The rise in mobile messaging
With the likes of Facebook, WhatsApp, Snapchat, Twitter and a myriad of communication conduits springing up over the past decade, there’s little question that people use email less than they once did for personal communications.
But email has remained in rude health despite the rise in mobile messaging, and this has been in no small part due to businesses – within companies, between companies, and between companies and customers. But are things changing now?
Sticking the knife into emails – Apps is killing email
Uber has revealed plans to phase out emails for customer support and replace it with in-app support instead. They doesn’t want to hear about complaints or problems with its service, at least over email. The on-demand private car service is moving away from offering support through traditional electronic means in favor of handling matters within its help section on the app.
The move away from email could eventually help Uber better analyze what riders and drivers find problematic about the service and better address them. Of course, it also may be a way to lighten the workload of support agents.
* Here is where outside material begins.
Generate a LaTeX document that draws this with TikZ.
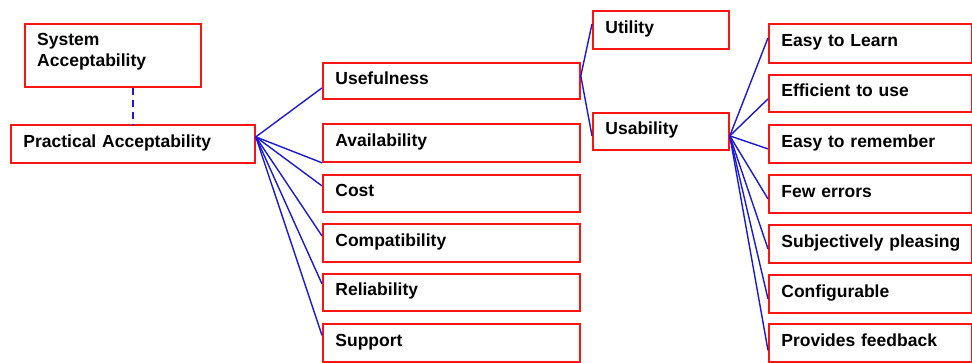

Facebook announced its very own nail for email’s coffin in the form of a KLM partnership that will allow the airline’s customers to receive flight confirmations, boarding cards, reminders, flight status updates, and customer service directly through Facebook’s Messenger app.
This was nothing new, of course. But by nabbing a major global airline, this became a symbolic boot into email’s future prospects – the bigger the company, the more the customers, and the faster a “new way of working” becomes the norm.
Samsung has launched an customer support app that include a feature that gives Samsung tech support representatives remote access to operate and troubleshoot a device.
Email will probably fade away one day
There is little question that email will probably fade away one day, but people tend to exaggerate the speed at which this will happen.
As young people go to university then head out into the workforce and gain senior positions in companies, they’ll be keen to impose their preferred communication tools on the corporate culture – and email won’t figure highly on their list of priorities.